Six years ago, NASA finally exhaled when SpaceX's Crew Dragon successfully ferried astronauts Doug Hurley and Bob Behnken to the International Space Station, ending a nearly decade-long gap in US human spaceflight capability. The agency had hoped its multibillion-dollar Commercial Crew program would foster two providers - SpaceX and Boeing - but Boeing's Starliner has been a hot mess, with a 2024 test flight declared a Type A mishap and no crewed flight likely before 2028. Now, with the ISS slated for retirement in the early 2030s, NASA is banking on private space stations from Axiom Space, Vast Space, Voyager, Blue Origin, and possibly SpaceX itself. Crew Dragon seems like the obvious taxi, but there's a catch: SpaceX President Gwynne Shotwell has hinted the company will only fly Falcon 9 and Crew Dragon for a finite number of years, possibly less than a decade, as it transitions to Starship. Humans on Starship? Not before the mid-2030s, and docking those behemoths to smaller stations would be tricky.

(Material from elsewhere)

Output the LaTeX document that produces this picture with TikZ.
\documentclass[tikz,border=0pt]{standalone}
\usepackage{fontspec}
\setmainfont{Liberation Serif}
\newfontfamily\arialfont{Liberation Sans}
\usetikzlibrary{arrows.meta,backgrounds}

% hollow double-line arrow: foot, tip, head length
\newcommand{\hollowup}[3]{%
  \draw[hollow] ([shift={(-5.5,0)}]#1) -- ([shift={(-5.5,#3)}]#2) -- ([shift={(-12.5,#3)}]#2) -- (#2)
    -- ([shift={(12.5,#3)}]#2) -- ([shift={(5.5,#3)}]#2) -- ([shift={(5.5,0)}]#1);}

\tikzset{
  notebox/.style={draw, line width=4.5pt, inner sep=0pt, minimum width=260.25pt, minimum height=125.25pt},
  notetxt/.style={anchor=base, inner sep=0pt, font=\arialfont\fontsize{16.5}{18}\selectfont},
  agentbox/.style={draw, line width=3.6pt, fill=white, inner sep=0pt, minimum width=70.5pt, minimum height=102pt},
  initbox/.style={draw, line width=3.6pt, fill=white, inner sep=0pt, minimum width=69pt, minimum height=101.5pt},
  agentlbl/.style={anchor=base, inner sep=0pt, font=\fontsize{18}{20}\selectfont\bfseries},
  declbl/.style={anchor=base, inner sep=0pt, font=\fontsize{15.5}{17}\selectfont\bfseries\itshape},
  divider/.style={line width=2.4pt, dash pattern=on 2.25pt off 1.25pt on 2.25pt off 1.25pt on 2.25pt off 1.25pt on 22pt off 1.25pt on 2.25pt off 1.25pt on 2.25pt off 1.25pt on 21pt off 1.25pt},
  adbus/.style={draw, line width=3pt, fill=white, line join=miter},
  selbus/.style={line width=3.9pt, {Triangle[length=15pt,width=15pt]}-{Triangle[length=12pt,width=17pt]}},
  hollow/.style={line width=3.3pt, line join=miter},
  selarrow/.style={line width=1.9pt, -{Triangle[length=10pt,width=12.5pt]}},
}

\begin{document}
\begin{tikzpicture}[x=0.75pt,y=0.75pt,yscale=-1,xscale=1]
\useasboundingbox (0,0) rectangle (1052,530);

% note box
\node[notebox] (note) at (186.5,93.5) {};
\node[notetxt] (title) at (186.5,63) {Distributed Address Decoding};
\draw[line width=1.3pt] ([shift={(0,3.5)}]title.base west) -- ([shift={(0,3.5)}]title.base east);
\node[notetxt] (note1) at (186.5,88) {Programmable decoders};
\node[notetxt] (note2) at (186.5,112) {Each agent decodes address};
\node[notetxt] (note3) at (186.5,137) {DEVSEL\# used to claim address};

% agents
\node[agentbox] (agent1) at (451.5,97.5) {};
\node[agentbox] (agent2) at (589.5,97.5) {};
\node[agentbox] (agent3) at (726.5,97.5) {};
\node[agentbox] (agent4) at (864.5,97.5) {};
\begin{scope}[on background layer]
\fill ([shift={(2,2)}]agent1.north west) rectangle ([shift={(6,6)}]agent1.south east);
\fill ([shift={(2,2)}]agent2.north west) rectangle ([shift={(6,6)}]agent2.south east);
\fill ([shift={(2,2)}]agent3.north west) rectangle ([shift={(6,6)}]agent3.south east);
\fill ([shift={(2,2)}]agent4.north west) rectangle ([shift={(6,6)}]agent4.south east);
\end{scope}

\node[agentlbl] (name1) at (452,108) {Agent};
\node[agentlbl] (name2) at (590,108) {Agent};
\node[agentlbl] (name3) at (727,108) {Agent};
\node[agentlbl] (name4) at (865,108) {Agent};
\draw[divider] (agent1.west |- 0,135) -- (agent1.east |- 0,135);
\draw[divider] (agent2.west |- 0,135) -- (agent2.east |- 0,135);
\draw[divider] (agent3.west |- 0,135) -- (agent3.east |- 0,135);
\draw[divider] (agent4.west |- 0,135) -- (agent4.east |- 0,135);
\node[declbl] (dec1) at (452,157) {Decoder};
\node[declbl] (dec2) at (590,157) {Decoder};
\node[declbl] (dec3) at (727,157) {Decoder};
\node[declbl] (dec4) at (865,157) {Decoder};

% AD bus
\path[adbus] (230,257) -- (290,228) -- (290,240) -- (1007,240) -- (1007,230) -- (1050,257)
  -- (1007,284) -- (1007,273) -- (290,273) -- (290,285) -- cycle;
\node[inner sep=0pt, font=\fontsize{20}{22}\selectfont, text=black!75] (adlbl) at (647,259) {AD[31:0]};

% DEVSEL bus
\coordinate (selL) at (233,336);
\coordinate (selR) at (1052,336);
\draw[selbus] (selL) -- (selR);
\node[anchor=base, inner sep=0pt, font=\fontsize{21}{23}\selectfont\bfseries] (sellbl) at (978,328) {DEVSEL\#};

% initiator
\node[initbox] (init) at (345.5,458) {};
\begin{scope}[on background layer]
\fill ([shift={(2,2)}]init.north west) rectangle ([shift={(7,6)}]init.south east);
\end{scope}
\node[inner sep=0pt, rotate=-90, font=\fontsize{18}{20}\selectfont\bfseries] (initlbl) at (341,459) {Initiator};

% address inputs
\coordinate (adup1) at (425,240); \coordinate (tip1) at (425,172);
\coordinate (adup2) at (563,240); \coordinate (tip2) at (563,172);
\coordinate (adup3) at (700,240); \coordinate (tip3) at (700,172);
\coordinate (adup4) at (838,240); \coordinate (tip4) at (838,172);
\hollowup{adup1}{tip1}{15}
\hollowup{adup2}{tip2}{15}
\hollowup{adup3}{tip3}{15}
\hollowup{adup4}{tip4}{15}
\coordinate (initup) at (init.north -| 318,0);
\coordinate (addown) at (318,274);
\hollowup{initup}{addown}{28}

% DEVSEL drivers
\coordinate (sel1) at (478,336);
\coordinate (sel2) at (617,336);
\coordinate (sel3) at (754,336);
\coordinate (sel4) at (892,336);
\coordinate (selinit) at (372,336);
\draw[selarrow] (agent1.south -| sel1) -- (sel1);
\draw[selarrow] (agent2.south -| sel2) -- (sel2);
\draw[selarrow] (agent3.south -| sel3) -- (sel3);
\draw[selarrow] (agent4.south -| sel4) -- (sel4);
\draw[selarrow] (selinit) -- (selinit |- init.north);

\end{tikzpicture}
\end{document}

NASA wants Dragon to stick around, but SpaceX's launch activity is migrating to Starship, leaving Falcon 9 production open just for Crew Dragon - which would jack up prices. Multiple sources say crew launch costs have already risen recently. One industry source told Ars, "It's a disaster waiting to happen."

Alternatives are slim. Boeing's Starliner might eventually work, but the company has been shopping its space assets (including Starliner) for a year and a half with no sale - reportedly because Boeing's asking price is too high. Even if SpaceX raises prices, Boeing can't compete on reliability (Dragon has flown nearly 20 times successfully) or cost, since Starliner's service module is jettisoned and expensive to replace. Blue Origin has quietly worked on a crewed vehicle for New Glenn, signing a Space Act Agreement with NASA in 2021 for Orion data, but no one knows when it'll be ready or how much it'll cost. Then there's The Exploration Company, a European startup that just opened an office near Johnson Space Center in Texas. Founder Hélène Huby wants to build a crewed spacecraft called Nyx, funded by ESA and NASA, with an estimated $4 billion and eight years needed. She's already signed cargo deals with Axiom Space and Voyager, and if they like Nyx, crewed missions could follow. Because nothing says "reliable space taxi" like a startup with a dream and a blank check.